09-10-2010 04:20 PM
I am trying to measure the output of a shaft encoder to measure velocity/acceleration.
Any thoughts on what the most efficient way to do this would be? Using the counter/digital inputs is out of the question since they acquire only about 1kHz rate at 100samples/reading that gives me readings every 0.1sec at best. I am looking for somewhere at or beyond readings every 0.03sec.
Right now I am trying to get what I want from analog input using the Single Tone VI to determine the frequency. Using 48kHz sample rate and 800 samples for each tone finder calcuation gives me a velocity data point 60 times per second (60Hz). So anyhow is there a more programatically efficient method of getting the frequency than the Single Tone VI? I am ranging from around 80Hz to 4000Hz frequencies from the shaft encoder.
The reason I need improved efficiency is because I am using IMAQ USB to simultaneously acquire from my USB camera to syncronize with the calculated velocity readings. 60Hz is the goal since I would like to run my camera at 60fps, although 30fps coupled with readings at 30Hz would be acceptable as well. Right now I am only capturing around 15fps though probably because my while loop is slowed down due to the calculation. I figure this since I have other programs running with an identical structure (simultaneus load cell readings and 60fps video) with no problems and at a sampling rate of 1kHz!
Thanks for any help. I'll post more details later and perhaps my code so far.
09-13-2010 10:28 AM
Hi elixirnova,
If you feel like the Single Tone VI is slowing down your other code, perhaps you can put this is a parallel while loop so that the Vision Acquisiton can run at optimal speed. Also, I am not sure how your analog input setup looks, but here is an example of how to use analog input to work as a counter input. Also, here is code that performs 2 edge analog separation on two seperate analog input lines. I fully realize that this is not what you are looking for, but it uses similar logic. It scans through an analog array and looks for a certain value and then looks for the next rise on the second line. It then reports back the time between each pulse.
The frequency measurement performs the same task continuously. You can then take the time between each counter pulse to calculate the frequency. I am not certain that this will be more efficient, but it would work as well.
Best,
09-30-2010 10:42 AM
I really should post the code... but here is where I'm at. One method that I found works at 30Hz (which gives one data point per frame in 30fps mode of my camera) is to just index the AI waveform collected with each "Image" frame in my while loop. Then I just use the Tone VI to detect frequency of each indexed waveform when saving to my video/data file.
Of course more data points is always better this is giving what I am wanting for now. Only problem is when derriving an acceleration graph I am obviously down to 15Hz which only gives me one data point every 2 camera frames. So I'm thinking of just dividing each indexed waveform that I aquire at 30Hz in half so I can have two velocity data points per video frame and would then have one acceleration data point per frame.
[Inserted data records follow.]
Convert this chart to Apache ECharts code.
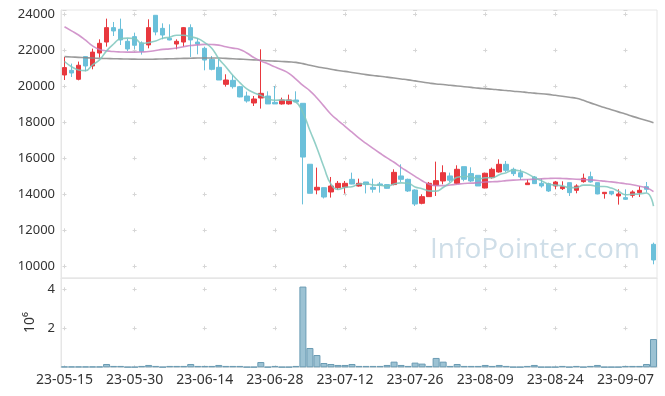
<!DOCTYPE html>
<html>
<head>
<meta charset="utf-8">
<script src="https://cdn.jsdelivr.net/npm/echarts@6/dist/echarts.min.js"></script>
<style>html,body{margin:0;padding:0;background:#fff}#c{width:665px;height:396px}</style>
</head>
<body>
<div id="c"></div>
<script>
const dates = ['23-05-15','23-05-16','23-05-17','23-05-18','23-05-19','23-05-22','23-05-23','23-05-24','23-05-25','23-05-26',
'23-05-30','23-05-31','23-06-01','23-06-02','23-06-05','23-06-07','23-06-08','23-06-09','23-06-12','23-06-13',
'23-06-14','23-06-15','23-06-16','23-06-19','23-06-20','23-06-21','23-06-22','23-06-23','23-06-26','23-06-27',
'23-06-28','23-06-29','23-06-30','23-07-03','23-07-04','23-07-05','23-07-06','23-07-07','23-07-10','23-07-11',
'23-07-12','23-07-13','23-07-14','23-07-17','23-07-18','23-07-19','23-07-20','23-07-21','23-07-24','23-07-25',
'23-07-26','23-07-27','23-07-28','23-07-31','23-08-01','23-08-02','23-08-03','23-08-04','23-08-07','23-08-08',
'23-08-09','23-08-10','23-08-11','23-08-14','23-08-16','23-08-17','23-08-18','23-08-21','23-08-22','23-08-23',
'23-08-24','23-08-25','23-08-28','23-08-29','23-08-30','23-08-31','23-09-01','23-09-04','23-09-05','23-09-06',
'23-09-07','23-09-08','23-09-11','23-09-12','23-09-13'];

const opens = [20630,20890,20390,21650,21130,21850,22460,23260,23170,22500,
22760,22410,22300,23945,23220,22667,22350,22460,23260,22460,
22110,21500,21055,20110,20333,19980,19460,19073,19350,19460,
19110,19020,19020,19240,19056,15670,14240,14370,14130,14370,
14400,14833,14460,14686,14390,14575,14540,14540,15020,14833,
14240,13500,13870,14500,14740,15020,14610,15537,15150,15056,
14350,14926,15240,15667,15389,15200,14537,14963,14611,14593,
14463,14315,14648,14222,14704,14981,14648,14037,14167,13907,
13815,13944,14093,14426,11222];

const closes = [21040,20740,21170,21130,21900,22390,23260,23075,22575,22075,
22280,21945,23260,23020,22850,22575,22500,23260,22575,22350,
21460,20945,20350,20350,19980,19410,19185,19296,19610,19020,
19020,19240,19240,19130,16070,14056,14390,13850,14460,14610,
14610,14570,14610,14540,14280,14500,14333,15220,14833,14185,
13460,13870,14610,14760,15200,14780,15390,14833,14740,14463,
15170,15389,15667,15333,15148,14963,14630,14593,14463,14185,
14685,14426,14093,14463,14889,14685,14020,14111,14020,14019,
13722,14130,14222,14278,10352];

const lows = [20351,20517,20333,20834,20945,21595,22204,22796,22296,21962,
22056,21762,22111,22833,22611,22556,22056,22204,21630,21778,
20889,20889,20351,19983,19873,19390,19093,18906,18762,19018,
19018,18982,18982,19129,13440,14056,14000,13770,13817,14240,
14040,14556,14426,14050,14093,14093,14315,14500,14686,14130,
13352,13444,13871,13907,14556,14685,14556,14722,14685,14463,
14333,14870,15204,15241,15018,14796,14537,14574,14370,14130,
14278,14241,13907,14056,14648,14648,14000,13759,13944,13426,
13685,13815,13852,14093,10111];

const highs = [21629,21262,21373,21685,22093,22611,23760,23575,23760,22648,
22982,22500,23722,23944,23500,23444,22611,23296,23444,22685,
22204,21685,21538,20667,20630,20020,19704,19462,22056,19722,
20018,19370,19537,19722,19056,15680,15483,14372,14963,14741,
14741,15204,14870,14686,14870,14686,14555,15389,15667,14870,
14278,14000,14685,15815,15611,15204,15611,15537,15500,15056,
15204,15481,15944,15852,15481,15389,14833,15018,14870,14648,
14741,14722,14648,14556,15148,15259,14648,14111,14185,14278,
14278,14222,14463,14685,11315];

const volumes = [40000,40000,40000,40000,40000,40000,170000,70000,70000,20000,
20000,70000,120000,70000,20000,70000,70000,70000,170000,70000,
70000,70000,120000,70000,70000,70000,20000,20000,270000,20000,
70000,20000,20000,70000,4140000,990000,630000,220000,170000,120000,
120000,170000,70000,70000,70000,70000,120000,290000,120000,70000,
240000,190000,70000,480000,290000,70000,170000,70000,70000,70000,
120000,70000,120000,70000,20000,20000,70000,120000,20000,20000,
20000,70000,20000,70000,20000,70000,120000,20000,20000,20000,
70000,70000,70000,170000,1450000];

const ma5 = [21380,21090,20910,20870,21196,21466,21970,22351,22640,22675,
22653,22390,22427,22516,22671,22730,22841,22841,22752,22652,
22429,22118,21536,21091,20617,20207,19855,19644,19496,19304,
19226,19237,19226,19130,18540,17547,16577,15499,14565,14273,
14384,14420,14572,14588,14522,14500,14453,14575,14633,14614,
14406,14314,14192,14177,14380,14644,14948,14993,14989,14841,
14919,14919,15086,15204,15341,15300,15148,14933,14759,14567,
14511,14470,14370,14370,14511,14511,14430,14434,14345,14171,
13978,14000,14023,14074,13341];

const ma20 = [23310,23080,22850,22560,22250,22050,21970,21930,21910,21900,
21900,21910,21930,21990,22050,22080,22130,22200,22270,22300,
22330,22320,22290,22200,22120,22050,21850,21600,21400,21250,
21080,20920,20720,20400,20050,19750,19350,18900,18450,18100,
17780,17450,17120,16830,16550,16280,16020,15780,15500,15250,
15000,14750,14560,14480,14480,14520,14560,14600,14620,14650,
14680,14700,14720,14760,14790,14810,14820,14840,14860,14880,
14890,14880,14860,14840,14820,14800,14770,14730,14690,14640,
14590,14530,14450,14360,14150];

const ma120 = [21650,21630,21610,21590,21570,21555,21545,21535,21525,21515,
21510,21505,21500,21510,21520,21530,21540,21550,21560,21570,
21575,21575,21570,21550,21530,21510,21490,21470,21450,21420,
21400,21380,21360,21330,21260,21170,21090,21020,20950,20880,
20830,20770,20710,20650,20600,20560,20510,20460,20410,20360,
20300,20240,20180,20130,20100,20060,20020,19980,19940,19900,
19870,19840,19800,19770,19730,19700,19660,19620,19590,19550,
19500,19450,19390,19340,19220,19080,18950,18820,18700,18580,
18460,18330,18210,18100,17980];

const candleData = dates.map((d, i) => [opens[i], closes[i], lows[i], highs[i]]);

const chart = echarts.init(document.getElementById('c'), null, {renderer: 'canvas'});
const FONT = 'Noto Sans';
const gridBorder = '#e6e6e6';
const crossColor = '#d6d6d6';

chart.setOption({
  animation: false,
  backgroundColor: '#fff',
  textStyle: {fontFamily: FONT},
  grid: [
    {left: 61, width: 596, top: 10, height: 268, show: true, borderColor: gridBorder, borderWidth: 1},
    {left: 61, width: 596, top: 278, height: 89.3, show: true, borderColor: gridBorder, borderWidth: 1}
  ],
  xAxis: [
    {
      type: 'category', gridIndex: 0, data: dates, boundaryGap: true,
      axisLabel: {show: false}, axisTick: {show: false},
      axisLine: {show: true, lineStyle: {color: gridBorder}},
      splitLine: {show: true, interval: 9, alignWithLabel: true,
        lineStyle: {color: crossColor, width: 1, type: [4, 32], dashOffset: 33.7}}
    },
    {
      type: 'category', gridIndex: 1, data: dates, boundaryGap: true,
      axisLabel: {interval: 9, fontSize: 14, color: '#333', margin: 6, fontFamily: FONT},
      axisTick: {show: false},
      axisLine: {show: true, lineStyle: {color: gridBorder}},
      splitLine: {show: true, interval: 9, alignWithLabel: true,
        lineStyle: {color: crossColor, width: 1, type: [4, 35], dashOffset: 29.7}}
    }
  ],
  yAxis: [
    {
      type: 'value', gridIndex: 0, min: 9350, max: 24240, splitNumber: 7,
      axisLabel: {fontSize: 13, color: '#333', margin: 6, showMinLabel: false, showMaxLabel: false,
        formatter: v => String(v), fontFamily: FONT},
      axisTick: {show: false},
      axisLine: {show: true, lineStyle: {color: gridBorder}},
      splitLine: {show: true, lineStyle: {color: crossColor, width: 1, type: [4, 66.12], dashOffset: 68.62}}
    },
    {
      type: 'value', gridIndex: 1, min: 0, max: 4580000, interval: 2000000,
      name: '10\u2076', nameLocation: 'middle', nameRotate: 90, nameGap: 24,
      nameTextStyle: {fontSize: 14, color: '#333', fontFamily: FONT},
      axisLabel: {fontSize: 13, color: '#333', margin: 6, showMinLabel: false, showMaxLabel: false,
        formatter: v => String(v / 1000000), fontFamily: FONT},
      axisTick: {show: false},
      axisLine: {show: true, lineStyle: {color: gridBorder}},
      splitLine: {show: true, lineStyle: {color: crossColor, width: 1, type: [4, 66.12], dashOffset: 68.62}}
    }
  ],
  graphic: [{
    type: 'text', left: 430, top: 236, z: 0, silent: true,
    style: {text: 'InfoPointer.com', font: '28px "Open Sans"', fill: '#cfdee8'}
  }],
  series: [
    {
      type: 'candlestick', xAxisIndex: 0, yAxisIndex: 0, data: candleData, barWidth: 5,
      itemStyle: {color: '#e8383e', color0: '#6bc0da', borderColor: '#e8383e', borderColor0: '#6bc0da', borderWidth: 1}
    },
    {
      type: 'line', xAxisIndex: 0, yAxisIndex: 0, data: ma120, smooth: true, symbol: 'none',
      lineStyle: {color: '#8a8a8a', width: 1.6, opacity: 0.85}
    },
    {
      type: 'line', xAxisIndex: 0, yAxisIndex: 0, data: ma20, smooth: true, symbol: 'none',
      lineStyle: {color: '#c77dbf', width: 1.6, opacity: 0.8}
    },
    {
      type: 'line', xAxisIndex: 0, yAxisIndex: 0, data: ma5, smooth: true, symbol: 'none',
      lineStyle: {color: '#7fc7bd', width: 1.6, opacity: 0.85}
    },
    {
      type: 'bar', xAxisIndex: 1, yAxisIndex: 1, data: volumes, barCategoryGap: '0%',
      itemStyle: {color: '#9cc2d3', borderColor: '#6a9bb3', borderWidth: 1}
    }
  ]
});
</script>
</body>
</html>
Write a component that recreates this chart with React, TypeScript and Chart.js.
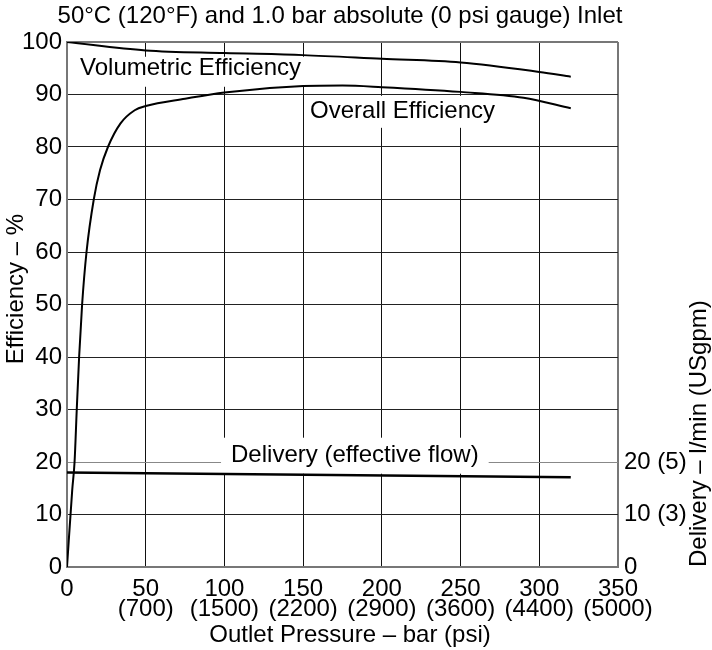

The limiting factor when I run at 60fps video is that I am not able to run my continuous AI channel beyond ~2000Hz since I get some memory error saying pretty much it is overwriting data or something? Can't remember too well. In 30fps mode I have no problem acquiring at 48kHz which is the max of the USB 6009, although I think I could get by with around 24kHz or even slightly lower if nessicary.
Maybe I can post code sometime later today if I remember!
10-01-2010 04:25 PM
A good thing to keep in mind is to increase the number of samples per channel in your task if you increases your sampling rate. This will help to empty the buffer to avoid the error you are receiving. Here is a KnowledgeBase article that discusses this as well.
Best,
10-02-2010 11:57 PM
Thanks, that should be a big help. Here is some clips of my code. The snippet of 30fps VI works fine, the 60fps adaptation is what I need to improve still. I am thinking I'll try parallel while loops tomorrow as well as the suggestion on samples per channel to keep the buffer freed up.
10-04-2010 09:42 AM
Sounds great. Let us know how it turns out.